Ammainata la bandiera dei confederati

GLI STATI (UNITI) DEL SUD FANNO I CONTI CON LA STORIA

di Davide Agnesi e Mattia Sette

Dal 1894 sino al 2020 la bandiera confederata, simbolo degli Stati Secessionisti del Sud, ha sventolato sui palazzi governativi di Jackson, capitale dello stato del Mississippi.  Solo nel giugno dello scorso anno, il Parlamento Statale ha votato per rimuovere il simbolo e il governatore Reeves ha ratificato tale rimozione.

Il cambiamento era già stato proposto nel 2001 con un referendum bocciato però dal 64% dei votanti. La questione è riemersa in seguito alle manifestazioni seguite alla morte di George Floyd per mano di un agente di polizia. Questa volta però il risultato è stato ben diverso perché, dopo l’approvazione in Parlamento, la “palla” è passata agli elettori che il 3 novembre hanno approvato la nuova bandiera con il 73% dei votanti favorevoli.

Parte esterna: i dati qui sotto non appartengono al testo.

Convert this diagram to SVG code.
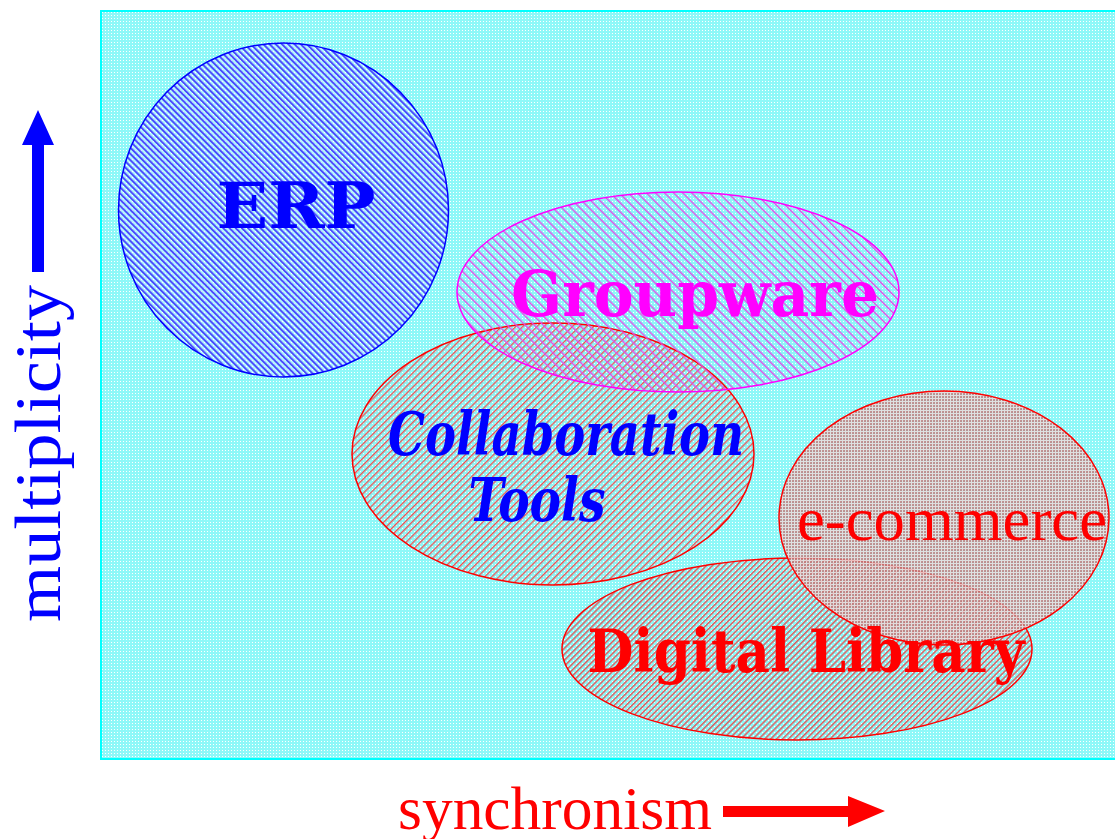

Questo non è un caso isolato. Fino al 2000 la bandiera confederata aveva sventolato anche in cima al Parlamento del South Carolina, il primo Stato che nel 1860 aveva dichiarato la propria secessione dagli Stati Uniti, accanto a quella statale e naturalmente a  quella dell’Unione. Una legge l’ha poi spostata in un edificio nei pressi del Parlamento dove è rimasta fino al 2015 quando è stata ammainata definitivamente in seguito al tragico massacro di Charleston in cui un suprematista bianco aveva ucciso nove afroamericani. Lo stesso evento aveva spinto il governatore dell’Alabama a ordinare la rimozione di tutte le bandiere confederate dal Memoriale di Montgomery.

In tutti questi casi un evento tragico e le sue conseguenze hanno spinto l’opinione pubblica a fare i conti con la storia. Ma sono passati ben più di cento anni, perché così tanto? La risposta è abbastanza semplice: fino a qualche decennio fa molti bianchi del Sud hanno difeso i simboli Confederati, come la bandiera, in quanto nostalgici del “Vecchio Sud”. Essa rappresentava la lotta intrapresa dai loro antenati, il sangue da loro versato sul campo di battaglia, e non odio e razzismo. Analoghe argomentazioni sono state portate a supporto delle critiche avanzate contro la rimozione della vecchia bandiera del Mississippi. Uno dei più fieri oppositori è stato il senatore Chris McDaniel: a suo dire tale rimozione avrebbe rappresentato un pericoloso precedente di cancellazione della Storia. Alle obiezioni del senatore si è subito associata la totale disapprovazione di Organizzazioni come la “Divisione dei Figli dei Veterani Confederati del Mississippi”. Per capirne le motivazioni si deve tornare alla Guerra civile del 1861-1865. Il conflitto è stato combattuto nel Sud in seguito alla secessione di 11 Stati e ha visto devastazioni, stragi, saccheggi in cui è stata coinvolta tutta la popolazione civile. Oltre alla sconfitta, il Sud ha dovuto anche subire l’occupazione militare federale che ha esacerbato i già profondamente segnati animi dei secessionisti. Da ciò ne è conseguito un fiero attaccamento ai simboli confederati e un’idealizzazione della guerra civile paragonata per importanza solo alla rivoluzione americana, ovvero alla lotta per la libertà, l’indipendenza e l’autogoverno. Il Nord e il Congresso adottarono inoltre una politica punitiva verso il Sud che da allora fu visto come un corpo estraneo agli Stati Uniti, radicalizzando l’attaccamento al suo passato. Sia la guerra che i suoi simboli sono entrati a far parte dell’identità culturale del Sud e i suoi abitanti si sono rifiutati per più di un secolo di rimuovere i segni della loro diversità. Leggendo la storia si comprendono le ragioni di questo attaccamento e il rifiuto orgoglioso di rimuoverli, non tanto dai libri quanto dalle bandiere, dai Parlamenti e dai memoriali. E per far cambiare le cose nel  Vecchio Sud si sono dovuti verificare eventi drammatici di portata nazionale che hanno scosso profondamente l’opinione pubblica.